In addition to dealing with round-the-clock darkness in the winter and the constant threat of polar bears, the 2,000 residents in the remote Norwegian town of Longyearbyen must also follow one very strange law: It’s illegal to die there.
Located on the Norwegian archipelago of Svalbard about halfway between mainland Norway and the North Pole, Longyearbyen is so cold that dying has been illegal there since 1950 when locals discovered that bodies weren’t decomposing in the cemetery because of the frigid weather.
In fact, when scientists exhumed corpses of those who died in the 1918 flu pandemic in 1998, they were able to retrieve live samples of the deadly virus.
Inhabited mostly by cole miners, locals became so scared of diseases spreading after they found that bodies weren’t decomposing, they made it illegal for any more people to buried in the local graveyard. While cremation urns are allowed to be buried there, so few people have taken up on this option that the terminally ill must leave the island and fly to the Norwegian mainland to spend their last days.
“If you seem to be about to expire, every effort will be made to send you to the mainland,” Jan Christian Meyer, from the Norwegian University of Science and Technology, told The Sun.
However, there are very few people born here, too. While there is a small hospital in Svalbard, pregnant women are encouraged to travel to the mainland in advance of their due date.

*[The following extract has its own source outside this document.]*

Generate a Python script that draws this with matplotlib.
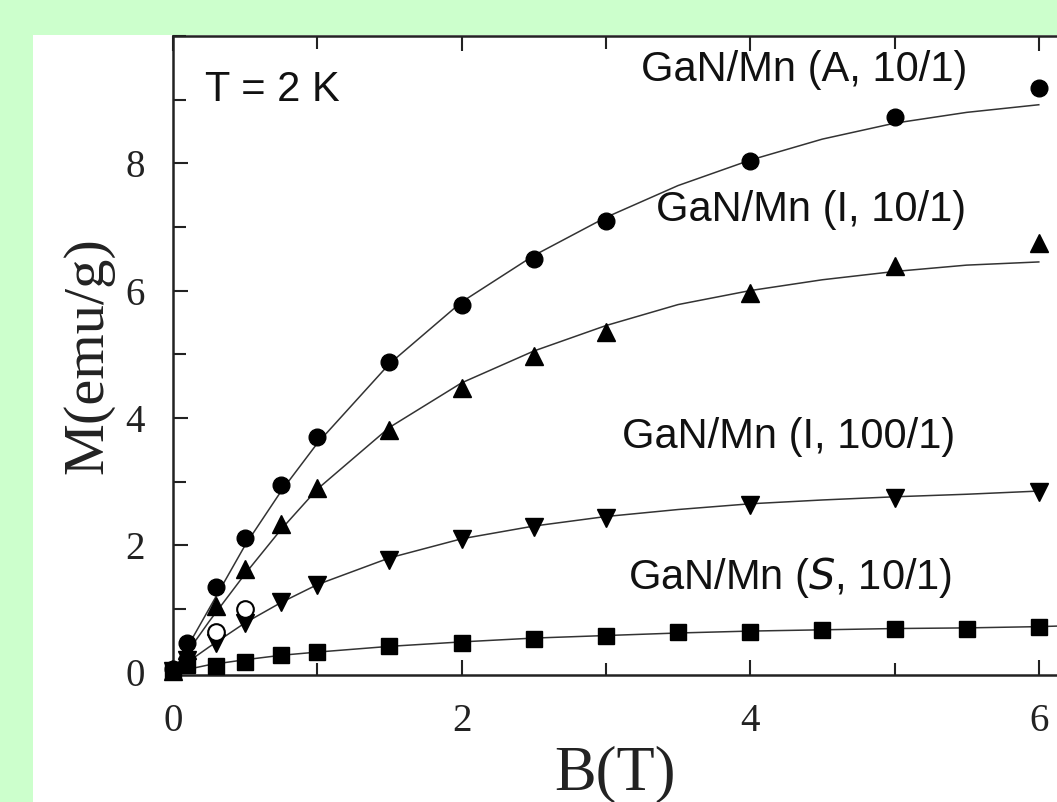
import matplotlib
matplotlib.use("Agg")
import matplotlib.pyplot as plt
from matplotlib.patches import Rectangle
from matplotlib.ticker import MultipleLocator

# ---- data ----
B_pts = [0.0, 0.1, 0.3, 0.5, 0.75, 1.0, 1.5, 2.0, 2.5, 3.0, 4.0, 5.0, 6.0]
M_A10 = [0.05, 0.47, 1.35, 2.12, 2.95, 3.70, 4.88, 5.77, 6.50, 7.09, 8.03, 8.72, 9.19]
M_I10 = [0.03, 0.35, 1.05, 1.63, 2.34, 2.90, 3.81, 4.47, 4.97, 5.35, 5.96, 6.38, 6.75]
M_I100 = [0.02, 0.20, 0.47, 0.78, 1.10, 1.38, 1.77, 2.09, 2.29, 2.43, 2.63, 2.74, 2.84]

B_S = [0.0, 0.1, 0.3, 0.5, 0.75, 1.0, 1.5, 2.0, 2.5, 3.0, 3.5, 4.0, 4.5, 5.0, 5.5, 6.0]
M_S10 = [0.02, 0.12, 0.10, 0.17, 0.28, 0.32, 0.41, 0.47, 0.52, 0.58, 0.63, 0.64, 0.67, 0.69, 0.69, 0.72]

B_open = [0.3, 0.5]
M_open = [0.64, 0.99]

B_fit = [0.0, 0.25, 0.5, 0.75, 1.0, 1.5, 2.0, 2.5, 3.0, 3.5, 4.0, 4.5, 5.0, 5.5, 6.0]
fit_A10 = [0.0, 1.0, 2.0, 2.85, 3.6, 4.85, 5.82, 6.55, 7.15, 7.65, 8.05, 8.38, 8.63, 8.8, 8.92]
fit_I10 = [0.0, 0.8, 1.55, 2.25, 2.88, 3.85, 4.55, 5.05, 5.45, 5.78, 6.0, 6.17, 6.3, 6.4, 6.45]
fit_I100 = [0.0, 0.4, 0.78, 1.1, 1.38, 1.8, 2.1, 2.3, 2.45, 2.56, 2.65, 2.71, 2.76, 2.8, 2.85]
B_fitS = [0.0, 0.25, 0.5, 0.75, 1.0, 1.5, 2.0, 2.5, 3.0, 3.5, 4.0, 4.5, 5.0, 5.5, 6.0, 6.15]
fit_S10 = [0.0, 0.12, 0.2, 0.27, 0.32, 0.41, 0.48, 0.54, 0.58, 0.62, 0.65, 0.67, 0.69, 0.7, 0.72, 0.73]

x_ticks = [0, 2, 4, 6]
y_ticks = [0, 2, 4, 6, 8]

W, H = 1057, 802
fig = plt.figure(figsize=(W / 100, H / 100), dpi=100, facecolor="#ccffcc")
bg = fig.add_axes([33 / W, 0, 1 - 33 / W, (H - 35) / H], zorder=-10)
bg.axis("off")
bg.add_patch(Rectangle((0, 0), 1, 1, transform=bg.transAxes, facecolor="white",
                       edgecolor="none"))

ax = fig.add_axes([173 / W, (H - 675) / H, (W - 173) / W, (675 - 36) / H], zorder=1)
ax.patch.set_alpha(0)
ax.set_xlim(0, (W - 173) / 144.3)
ax.set_ylim(-0.04, 10)

lc = "#333333"
ax.plot(B_fit, fit_A10, color=lc, lw=1.1, zorder=2)
ax.plot(B_fit, fit_I10, color=lc, lw=1.1, zorder=2)
ax.plot(B_fit, fit_I100, color=lc, lw=1.1, zorder=2)
ax.plot(B_fitS, fit_S10, color=lc, lw=1.1, zorder=2)

ax.plot(B_pts, M_A10, "o", color="black", ms=12, zorder=3, clip_on=False)
ax.plot(B_pts, M_I10, "^", color="black", ms=13.5, zorder=3, clip_on=False)
ax.plot(B_pts, M_I100, "v", color="black", ms=13.5, zorder=3, clip_on=False)
ax.plot(B_S, M_S10, "s", color="black", ms=12, zorder=3, clip_on=False)
ax.plot(B_open, M_open, "o", mfc="white", mec="black", mew=1.5, ms=12, zorder=4)

for s in ["left", "bottom", "top"]:
    ax.spines[s].set_linewidth(1.8)
    ax.spines[s].set_color("#222222")
ax.spines["right"].set_visible(False)

ax.set_xticks(x_ticks)
ax.set_yticks(y_ticks)
ax.xaxis.set_minor_locator(MultipleLocator(1))
ax.yaxis.set_minor_locator(MultipleLocator(1))
ax.tick_params(which="both", direction="in", top=True, right=False,
               width=1.5, color="#222222")
ax.tick_params(which="major", length=11)
ax.tick_params(which="minor", length=9)
ax.tick_params(axis="y", pad=20)
ax.tick_params(axis="x", pad=20)
for lab in ax.get_xticklabels() + ax.get_yticklabels():
    lab.set_fontfamily("Liberation Serif")
    lab.set_fontsize(28)
    lab.set_color("#222222")

ax.set_xlabel("B(T)", fontfamily="Liberation Serif", fontsize=45, labelpad=4,
              color="#222222")
ax.set_ylabel("M(emu/g)", fontfamily="Liberation Serif", fontsize=42, labelpad=8,
              color="#222222")

tkw = dict(fontfamily="Liberation Sans", fontsize=30, va="center", ha="left", color="#111111")
ax.text(0.22, 9.15, "T = 2 K", **tkw)
ax.text(3.24, 9.46, "GaN/Mn (A, 10/1)", **tkw)
ax.text(3.35, 7.26, "GaN/Mn (I, 10/1)", **tkw)
ax.text(3.11, 3.70, "GaN/Mn (I, 100/1)", **tkw)
ax.text(3.15, 1.49, "GaN/Mn ($\\mathit{S}$, 10/1)", **tkw)

fig.savefig("out.png", dpi=100, facecolor=fig.get_facecolor())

These aren’t the only reason why you probably don’t want to move here anytime soon. The town is so far north that it stays dark in the winter for four months at a time with zero difference between night and day for nearly three of those months. There are also nearly 1,000 polar bears who call the island home, which pose a dangerous threat to locals. But hey, you’re basically guaranteed to see the Northern Lights there so maybe it’s worth a trip. Just don’t die.